Source: based on FAO fisheries circular n° 821

Note: In Figure 3, where the circle of total consumption is bigger than the man representing the total population, it means that the per capita consumption is bigger than the regional average of 8.8 kg. In the opposite case (man bigger than the circle), it means that the per capita consumption in the country is lower than the regional average.

3. LATIN AMERICA: A STILL LARGELY SEAFOOD EXPORTING REGION

Consuming 4.4 million metric tonnes of seafood yearly, Latin America still exports yearly 3 million metric tonnes of seafood and 2.1 million metric tonnes of fishmeal, for a total value of US $ 6.1 billion (yearly average 1998-2000).

Figure 4: Current destination of Latin American seafood exports

As for the current destinations of Latin American seafood exports, the "three big markets" (USA, EU and Japan - this last country being identified in Figure 4 under the name of "other developed") continue to represent 75 percent of the market share.

There is no historical series available in order to allow comments on the evolution of the market shares, but it seems clear that new markets are arising, mainly inside Latin America itself, as well as in China, in East and South East Asia and in the Near East.

These regions do not only represent markets for seafood, but also for many other Latin American food products, particularly meat and poultry. The big fish producing countries in Latin America are also the big fish exporters (Figure 5). Chile's foreign trade in fisheries products was up to US$ 1.8 billion in 2000, of which 2.6 percent were imports and 97.4 percent exports. In Peru, the amount was US$ 1.1 billion.

It is interesting to see that, despite being producers and exporters, many countries also have imports as an important share of their foreign trade in fisheries products. The most visible example on Figure 5 is Brazil, with US$ 324.2 million imports, compared with only US$ 239.1 million exports in 2000.

Figure 5: foreign trade (value) in fisheries products - year 2000

Source: based on FAO yearbook of fisheries statistics 2000

4. SEAFOOD TRADE AND FOOD SECURITY ON A LATIN AMERICAN REGIONAL BASE

It is difficult to find any obvious relationship between trade in fisheries products and food security on a regional or even on a national scale: there are too few available data and information about the fishery sector (number of fishermen, fish farmers, workers, marketers, etc) and too many factors affecting food security (national economics policies and their results, labour realities, official policies, weather...), besides the fisheries sector.

Further to observing that both, seafood trade and increased local consumption of seafood coexist on a regional basis, it is possible to imagine that seafood trade encourages consumption by increasing not only the volume but also, and mainly, the variety of seafood offer. For the time being, having in mind the availability of data regarding food security on a regional basis, it is difficult to conclude much more.

5. CONCENTRATION OF ACTIVITIES IN FISHERIES POLES/CLUSTERS

An important aspect of Latin American fisheries is that the activity is somewhat concentrated in big fishing poles. For instance, we observe that only 35 fishing harbours concentrate 60 percent of the regional production (Figure 6). In these harbours are also located most of the seafood processing industry and many related activities and services (shipyards, traders, transport services, etc.), some of them having all the characteristics of fishery clusters. Aquaculture is concerned the same way than fishing: Guayaquil in Ecuador and Puerto Montt in Chile are both aquaculture clusters.
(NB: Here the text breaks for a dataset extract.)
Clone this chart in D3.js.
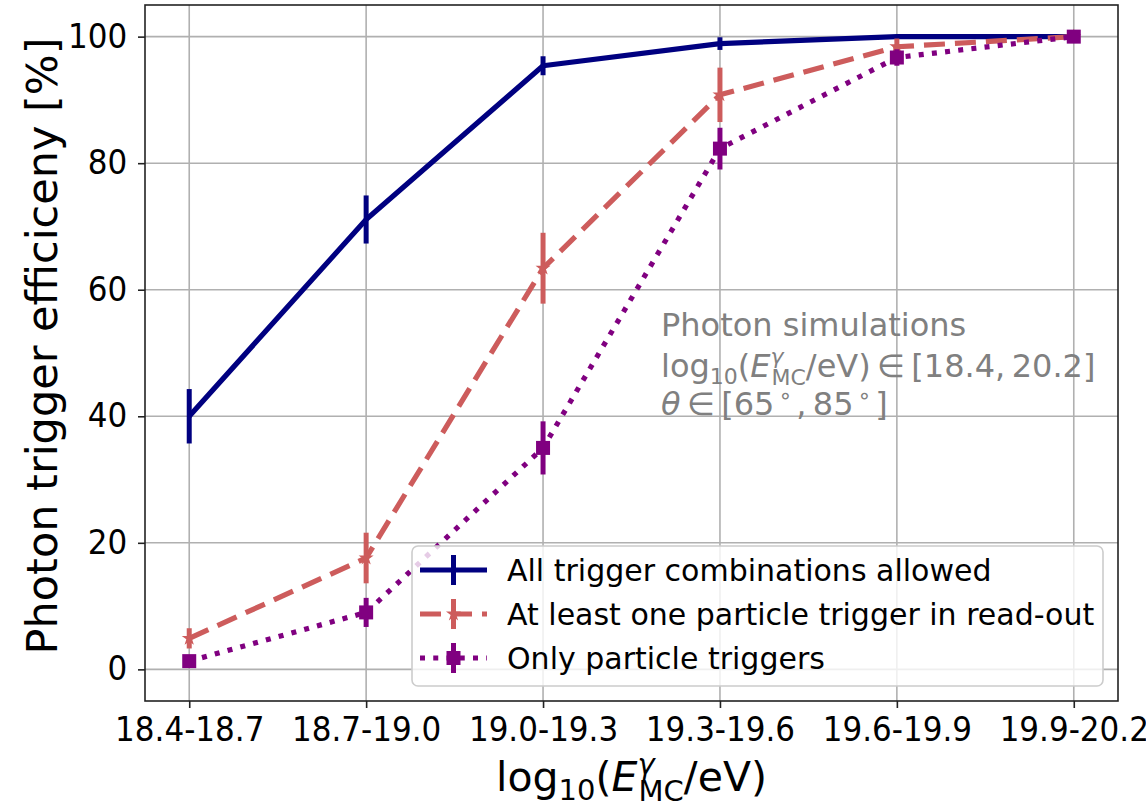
<!DOCTYPE html>
<html lang="en">
<head>
<meta charset="UTF-8">
<title>Photon trigger efficiency</title>
<script src="https://d3js.org/d3.v7.min.js"></script>
<style>
  body { margin: 0; background: #fff; }
  text { font-family: "DejaVu Sans", sans-serif; }
</style>
</head>
<body>
<svg width="1146" height="806"></svg>
<script>
    // data
    const categories = ["18.4-18.7", "18.7-19.0", "19.0-19.3", "19.3-19.6", "19.6-19.9", "19.9-20.2"];
    const allTrig = [40.0, 71.1, 95.4, 98.9, 100, 100];
    const allTrigErr = [4.3, 3.8, 1.5, 1.0, 0.2, 0];
    const oneParticle = [4.9, 17.6, 63.4, 90.8, 98.4, 100];
    const oneParticleErr = [1.6, 4.0, 5.6, 4.3, 1.3, 0];
    const onlyParticle = [1.3, 9.0, 35.0, 82.3, 96.7, 100];
    const onlyParticleErr = [0.5, 2.3, 4.2, 3.3, 1.3, 0];
    const yTicks = [0, 20, 40, 60, 80, 100];
    const legendLabels = ["All trigger combinations allowed", "At least one particle trigger in read-out", "Only particle triggers"];

    const width = 1146, height = 806;
    const margin = {top: 5, right: 28, bottom: 105, left: 145};
    const svg = d3.select('svg').attr('width', width).attr('height', height);

    const x = d3.scaleLinear().domain([-0.25, 5.25]).range([margin.left, width - margin.right]);
    const y = d3.scaleLinear().domain([-5, 105]).range([height - margin.bottom, margin.top]);

    // grid
    svg.append('g').selectAll('line.vg').data(d3.range(categories.length)).enter()
        .append('line')
        .attr('x1', d => x(d)).attr('x2', d => x(d))
        .attr('y1', y(-5)).attr('y2', y(105))
        .style('stroke', '#b0b0b0').style('stroke-width', 1.6);
    svg.append('g').selectAll('line.hg').data(yTicks).enter()
        .append('line')
        .attr('x1', x(-0.25)).attr('x2', x(5.25))
        .attr('y1', d => y(d)).attr('y2', d => y(d))
        .style('stroke', '#b0b0b0').style('stroke-width', 1.6);

    svg.append('clipPath').attr('id', 'plot')
        .append('rect').attr('x', x(-0.25)).attr('y', y(105))
        .attr('width', x(5.25) - x(-0.25)).attr('height', y(-5) - y(105));

    const series = [
        {vals: allTrig, err: allTrigErr, color: '#000080', dash: null, marker: null},
        {vals: oneParticle, err: oneParticleErr, color: '#cd5c5c', dash: '21,10', marker: 'star'},
        {vals: onlyParticle, err: onlyParticleErr, color: '#800080', dash: '5,8.25', marker: 'square'}
    ];

    const plot = svg.append('g').attr('clip-path', 'url(#plot)');
    const line = d3.line().x((d, i) => x(i)).y(d => y(d));

    function drawMarker(g, type, cx, cy, color) {
        if (type === 'square') {
            g.append('rect').attr('x', cx - 7).attr('y', cy - 7).attr('width', 14).attr('height', 14)
                .style('fill', color);
        } else if (type === 'star') {
            g.append('path').attr('d', d3.symbol().type(d3.symbolStar).size(70)())
                .attr('transform', `translate(${cx},${cy})`).style('fill', color);
        }
    }

    series.forEach(function(s) {
        plot.append('path')
            .attr('d', line(s.vals))
            .style('fill', 'none')
            .style('stroke', s.color)
            .style('stroke-width', 5.2)
            .style('stroke-dasharray', s.dash)
            .style('stroke-linejoin', 'round');
        s.vals.forEach(function(v, i) {
            if (s.err[i] > 0) {
                plot.append('line')
                    .attr('x1', x(i)).attr('x2', x(i))
                    .attr('y1', y(v - s.err[i])).attr('y2', y(v + s.err[i]))
                    .style('stroke', s.color).style('stroke-width', 5);
            }
            drawMarker(plot, s.marker, x(i), y(v), s.color);
        });
    });

    // axes
    const xAxis = svg.append('g')
        .attr('transform', `translate(0,${height - margin.bottom})`)
        .call(d3.axisBottom(x).tickValues(d3.range(categories.length))
            .tickFormat(i => categories[i]).tickSize(7).tickPadding(10));
    const yAxis = svg.append('g')
        .attr('transform', `translate(${margin.left},0)`)
        .call(d3.axisLeft(y).tickValues(yTicks).tickSize(7));
    [xAxis, yAxis].forEach(function(a) {
        a.select('.domain').remove();
        a.selectAll('.tick line').style('stroke', '#222').style('stroke-width', 1.6);
        a.selectAll('.tick text').style('font-size', '33px').style('fill', '#000')
            .attr('transform', 'scale(0.94,1)');
    });
    yAxis.selectAll('.tick text').attr('x', -19);

    svg.append('rect')
        .attr('x', x(-0.25)).attr('y', y(105))
        .attr('width', x(5.25) - x(-0.25)).attr('height', y(-5) - y(105))
        .style('fill', 'none').style('stroke', '#222').style('stroke-width', 1.6);

    // axis labels
    const xl = svg.append('text')
        .attr('x', (x(-0.25) + x(5.25)) / 2).attr('y', 791)
        .style('text-anchor', 'middle').style('font-size', '41px').style('fill', '#000');
    xl.append('tspan').text('log');
    xl.append('tspan').text('10').style('font-size', '29px').attr('dy', 9);
    xl.append('tspan').text('(').attr('dy', -9);
    xl.append('tspan').text('E').style('font-style', 'italic');
    xl.append('tspan').text('γ').style('font-style', 'italic').style('font-size', '29px').attr('dy', -17);
    xl.append('tspan').text('MC').style('font-size', '29px').attr('dx', -16).attr('dy', 27);
    xl.append('tspan').text('/eV)').attr('dy', -10);

    svg.append('text')
        .attr('transform', `translate(57,346) rotate(-90)`)
        .style('text-anchor', 'middle').style('font-size', '43px').style('fill', '#000')
        .text('Photon trigger efficiceny [%]');

    // annotation
    const ann = svg.append('g').style('fill', '#808080').style('font-size', '32px');
    ann.append('text').attr('x', 661).attr('y', 336).text('Photon simulations');
    const a2 = ann.append('text').attr('x', 661).attr('y', 377);
    a2.append('tspan').text('log');
    a2.append('tspan').text('10').style('font-size', '22px').attr('dy', 7);
    a2.append('tspan').text('(').attr('dy', -7);
    a2.append('tspan').text('E').style('font-style', 'italic');
    a2.append('tspan').text('γ').style('font-style', 'italic').style('font-size', '22px').attr('dy', -13);
    a2.append('tspan').text('MC').style('font-size', '22px').attr('dx', -12).attr('dy', 21);
    a2.append('tspan').text('/eV)\u2009∈\u2009[18.4,\u200920.2]').attr('dy', -8);
    const a3 = ann.append('text').attr('x', 661).attr('y', 415);
    a3.append('tspan').text('θ').style('font-style', 'italic');
    a3.append('tspan').text('\u2009∈\u2009[65');
    a3.append('tspan').text('∘').style('font-size', '22px').attr('dx', 4).attr('dy', -12);
    a3.append('tspan').text(',\u200985').attr('dx', 4).attr('dy', 12);
    a3.append('tspan').text('∘').style('font-size', '22px').attr('dx', 4).attr('dy', -12);
    a3.append('tspan').text(']').attr('dx', 4).attr('dy', 12);

    // legend
    const lg = svg.append('g');
    lg.append('rect').attr('x', 412).attr('y', 546).attr('width', 691).attr('height', 140)
        .attr('rx', 6).style('fill', '#fff').style('fill-opacity', 0.8)
        .style('stroke', '#cccccc').style('stroke-width', 1.6);
    series.forEach(function(s, i) {
        const cy = 570 + i * 44;
        lg.append('line').attr('x1', 420).attr('x2', 487).attr('y1', cy).attr('y2', cy)
            .style('stroke', s.color).style('stroke-width', 5).style('stroke-dasharray', s.dash);
        lg.append('line').attr('x1', 453.5).attr('x2', 453.5).attr('y1', cy - 15).attr('y2', cy + 15)
            .style('stroke', s.color).style('stroke-width', 5);
        drawMarker(lg, s.marker, 453.5, cy, s.color);
        lg.append('text').attr('x', 507).attr('y', cy + 11)
            .style('font-size', '30px').style('fill', '#000').text(legendLabels[i]);
    });
</script>
</body>
</html>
Being geographically concentrated in towns where the fishery activity is at least an important economic sector, if not the most important one, it is easier to identify possible relationships between trade and food security. Normally, if the fishery business is working well in a fishing town, the rate of employment will be high, with good consequences on families’ incomes, and food security will be possibly assured for most of the population. Of course, this is also valid for any economic activity and not only for fisheries.

Figure 6: the 35 main fishery poles in Latin America - 60 percent of the production

Source: Wiefels, 1999; landings of 1994

6. CONCLUSIONS

It seems to be very difficult to establish a well defined relationship between fish trade and food security on a regional base. It seems that the difficulty would be the same on a national base, at least in the big countries of Latin America (i.e. Brazil, Mexico, Argentina, Colombia, Peru...) due to the complexity of their economy. For instance it is difficult to clearly establish what the role is of the lower exports of Argentinean hake (which was due to overfishing and lower catches) on food security in Argentina, without considering all the macro economical parameters of the country. On a national base, in this Argentinean example, it is obvious that the role of lower exports of hake is insignificant in the growth of national food insecurity.

It is however clear that in most Latin American countries; the development of fisheries activities was motivated by the existence of foreign markets. In this case, all the incomes of the fisheries sector and stakeholders can be linked to trade. The problem which might appear in these cases is how to evaluate the actual rate of return of the investments in the fisheries sector and who are the actual beneficiaries of the benefits. In some cases, national subsidies to fisheries development (which was usual in many Latin American countries during the decades of 1970 and 1980) have benefited dubious entrepreneurs and had no real influence on national food security. In other cases, investments were done by multinationals having in mind the quick repatriation of their capitals and benefits.

The problem therefore seems to be the scale of the region under study. If we consider very specific and small communities, it might be possible to identify an eventual link between fish trade and local food security, as it is the case of the exports of Nile Perch on local people in the Lake Victoria fisheries. But the small or even very small scale of such communities turns any link between trade and food security anecdotal. Any conclusion on one specific case would be difficult to generalize.

It could be possible in Latin America to identify some situations, which might be similar to the Lake Victoria's one, but it seems difficult to provide sound conclusions regarding the world fisheries and international trade of seafood as a whole and its relationship with food security.